Regarding odd ducks, I am of the opinion that they are often the most interesting people to talk to...odd duck often = independent thinker.
I'm not familiar with MGTOW. I had a look at the website briefly - is it a separatist mens' movement?
"a woman with a penis" lol, this reminds me of a book by Will Self, "Cock & Bull Story" - a woman grows a penis and a man grows a vagina, kind of a black comedy.
As far unresolved lesbian issues go, I've met a few women like that myself (I'm bisexual)!
Hi to everyone here at the SYG forums. My name is Kate, and I'm a 27 yr-old British woman living in Japan. I'm here after an invitation from Mr Bad on one of the threads at Hugo Schwyzer's blog:
Mr Bad: "I will refrain from thread drift here because for me and other MRAs it get us banned.

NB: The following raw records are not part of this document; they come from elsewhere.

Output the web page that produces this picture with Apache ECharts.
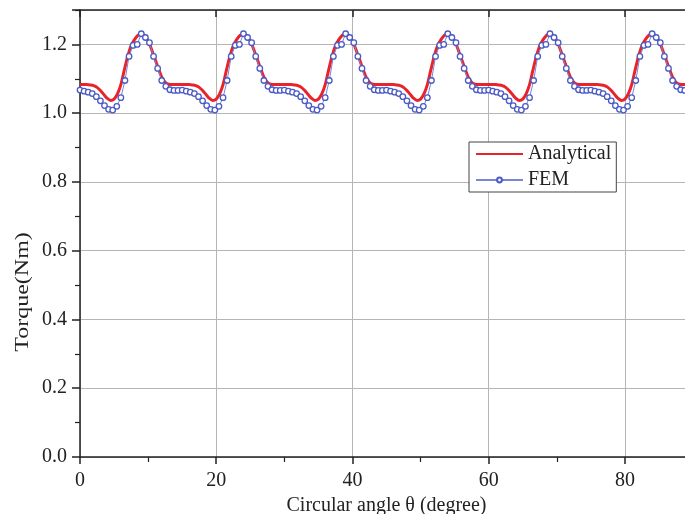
<!DOCTYPE html>
<html><head><meta charset="utf-8">
<script src="https://cdn.jsdelivr.net/npm/echarts@6/dist/echarts.min.js"></script>
<style>html,body{margin:0;padding:0;background:#fff}#c{width:685px;height:514px}</style>
</head><body><div id="c"></div>
<script>
// Sampling steps (degrees)
const analyticalStep = 0.5;
const femStep = 0.6;

// Analytical torque (Nm), 0..90 deg every 0.5 deg
const analytical = [
1.083,1.083,1.083,1.082,1.080,1.075,1.066,1.054,1.043,1.037,1.041,1.056,1.083,1.125,1.165,1.196,1.214,1.226,1.232,1.226,1.210,1.186,1.158,1.130,1.105,1.090,1.084,1.083,1.083,1.083,
1.083,1.083,1.083,1.082,1.080,1.075,1.066,1.054,1.043,1.037,1.041,1.056,1.083,1.125,1.165,1.196,1.214,1.226,1.232,1.226,1.210,1.186,1.158,1.130,1.105,1.090,1.084,1.083,1.083,1.083,
1.083,1.083,1.083,1.082,1.080,1.075,1.066,1.054,1.043,1.037,1.041,1.056,1.083,1.125,1.165,1.196,1.214,1.226,1.232,1.226,1.210,1.186,1.158,1.130,1.105,1.090,1.084,1.083,1.083,1.083,
1.083,1.083,1.083,1.082,1.080,1.075,1.066,1.054,1.043,1.037,1.041,1.056,1.083,1.125,1.165,1.196,1.214,1.226,1.232,1.226,1.210,1.186,1.158,1.130,1.105,1.090,1.084,1.083,1.083,1.083,
1.083,1.083,1.083,1.082,1.080,1.075,1.066,1.054,1.043,1.037,1.041,1.056,1.083,1.125,1.165,1.196,1.214,1.226,1.232,1.226,1.210,1.186,1.158,1.130,1.105,1.090,1.084,1.083,1.083,1.083,
1.083,1.083,1.083,1.082,1.080,1.075,1.066,1.054,1.043,1.037,1.041,1.056,1.083,1.125,1.165,1.196,1.214,1.226,1.232,1.226,1.210,1.186,1.158,1.130,1.105,1.090,1.084,1.083,1.083,1.083,
1.083
];

// FEM torque (Nm), 0..90 deg every 0.6 deg
const fem = [
1.067,1.064,1.061,1.057,1.048,1.036,1.022,1.011,1.009,1.020,1.045,1.095,1.165,1.197,1.200,1.231,1.220,1.205,1.165,1.130,1.095,1.078,1.068,1.066,1.066,
1.067,1.064,1.061,1.057,1.048,1.036,1.022,1.011,1.009,1.020,1.045,1.095,1.165,1.197,1.200,1.231,1.220,1.205,1.165,1.130,1.095,1.078,1.068,1.066,1.066,
1.067,1.064,1.061,1.057,1.048,1.036,1.022,1.011,1.009,1.020,1.045,1.095,1.165,1.197,1.200,1.231,1.220,1.205,1.165,1.130,1.095,1.078,1.068,1.066,1.066,
1.067,1.064,1.061,1.057,1.048,1.036,1.022,1.011,1.009,1.020,1.045,1.095,1.165,1.197,1.200,1.231,1.220,1.205,1.165,1.130,1.095,1.078,1.068,1.066,1.066,
1.067,1.064,1.061,1.057,1.048,1.036,1.022,1.011,1.009,1.020,1.045,1.095,1.165,1.197,1.200,1.231,1.220,1.205,1.165,1.130,1.095,1.078,1.068,1.066,1.066,
1.067,1.064,1.061,1.057,1.048,1.036,1.022,1.011,1.009,1.020,1.045,1.095,1.165,1.197,1.200,1.231,1.220,1.205,1.165,1.130,1.095,1.078,1.068,1.066,1.066,
1.067
];

const seriesNames = ['Analytical', 'FEM'];
const xTitle = 'Circular angle θ (degree)';
const yTitle = 'Torque(Nm)';

const analyticalData = analytical.map((v, i) => [+(i * analyticalStep).toFixed(2), v]);
const femData = fem.map((v, i) => [+(i * femStep).toFixed(2), v]);

const FONT = 'Liberation Serif';
const chart = echarts.init(document.getElementById('c'), null, {renderer: 'canvas'});
chart.setOption({
  animation: false,
  backgroundColor: '#fff',
  grid: {left: 80, top: 10, width: 613, height: 447, containLabel: false, outerBoundsMode: 'none'},
  legend: {
    data: [
      {name: seriesNames[0], itemStyle: {opacity: 0, color: 'rgba(0,0,0,0)', borderColor: 'rgba(0,0,0,0)', borderWidth: 0}},
      {name: seriesNames[1]}
    ],
    orient: 'vertical', align: 'left',
    left: 469, top: 142,
    itemWidth: 47, itemHeight: 6, itemGap: 6,
    padding: [2, 5, 2, 6],
    borderColor: '#444', borderWidth: 1, borderRadius: 0,
    backgroundColor: '#fff',
    textStyle: {fontFamily: FONT, fontSize: 20, color: '#222', lineHeight: 20}
  },
  xAxis: [{
    type: 'value', min: 0, max: 90, interval: 20, position: 'bottom',
    name: xTitle, nameLocation: 'middle', nameGap: 38,
    nameTextStyle: {fontFamily: FONT, fontSize: 20, color: '#222'},
    axisLine: {show: true, onZero: false, lineStyle: {color: '#222', width: 1.5}},
    axisTick: {show: true, inside: false, length: 7, lineStyle: {color: '#222', width: 1.5}},
    minorTick: {show: true, splitNumber: 2, length: 5, lineStyle: {color: '#222', width: 1.2}},
    axisLabel: {fontFamily: FONT, fontSize: 20, color: '#222', margin: 14, showMaxLabel: false},
    splitLine: {show: true, lineStyle: {color: '#b5b5b5', width: 1}}
  }, {
    type: 'value', min: 0, max: 90, interval: 20, position: 'top',
    axisLine: {show: true, onZero: false, lineStyle: {color: '#222', width: 1.5}},
    axisTick: {show: true, inside: true, length: 7, lineStyle: {color: '#222', width: 1.5}},
    axisLabel: {show: false},
    splitLine: {show: false}
  }],
  yAxis: {
    type: 'value', min: 0, max: 1.3, interval: 0.2,
    axisLine: {show: true, onZero: false, lineStyle: {color: '#222', width: 1.5}},
    axisTick: {show: true, inside: false, length: 8, lineStyle: {color: '#222', width: 1.5}},
    minorTick: {show: true, splitNumber: 2, length: 5, lineStyle: {color: '#222', width: 1.2}},
    axisLabel: {fontFamily: FONT, fontSize: 20, color: '#222', margin: 13, showMaxLabel: false,
      formatter: v => v.toFixed(1)},
    splitLine: {show: true, lineStyle: {color: '#b5b5b5', width: 1}}
  },
  graphic: [{
    type: 'text', x: 23, y: 292, rotation: Math.PI / 2, scaleY: 0.8,
    style: {text: yTitle, fontFamily: FONT, fontSize: 24, fill: '#222', align: 'center', verticalAlign: 'middle'}
  }],
  series: [{
    name: seriesNames[0], type: 'line', data: analyticalData, xAxisIndex: 0,
    smooth: 0.3, symbol: 'none', showSymbol: false,
    lineStyle: {color: '#e8232a', width: 3},
    itemStyle: {color: '#e8232a'}
  }, {
    name: seriesNames[1], type: 'line', data: femData, xAxisIndex: 0,
    symbol: 'circle', symbolSize: 5.5, showSymbol: true,
    lineStyle: {color: '#7886d8', width: 1},
    itemStyle: {color: '#fff', borderColor: '#4a5ac6', borderWidth: 1.3}
  }]
});
</script></body></html>
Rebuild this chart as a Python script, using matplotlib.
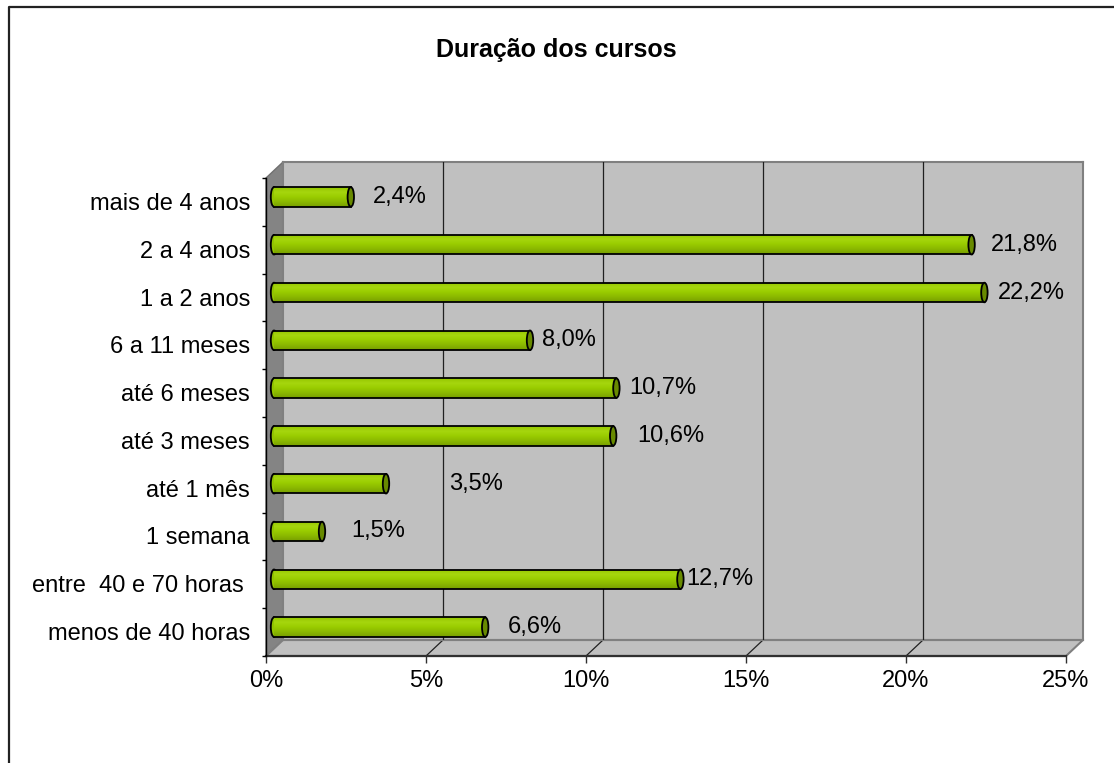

If Hugo wants to start a thread about masculinity - healthy or otherwise - I'll be glad to discuss the topic with you. Otherwise you may come to Stand Your Ground, join our group and discuss it with us freely, with no restrictions or censorship other than abiding by our rules, which are quite reasonable."
OK, well I've read the rules and they're reasonable...I suspect that I am coming from a different political viewpoint than some of the posters here, so it should be interesting.
With that said, Mr Bad, let's have at it. I can repost my original questions or you can suggest another way to debate. I guess what I'm having trouble with is the idea that feminism's focus 'not harming girls and women' is somehow actively causing harms to boys and men.* I'm interested, too, in your definition of healthy/unhealthy masculinity.
*I don't mean to misrepresent your position BTW. That's how I read your criticism at Hugo's. I hope you'll be able to clarify here.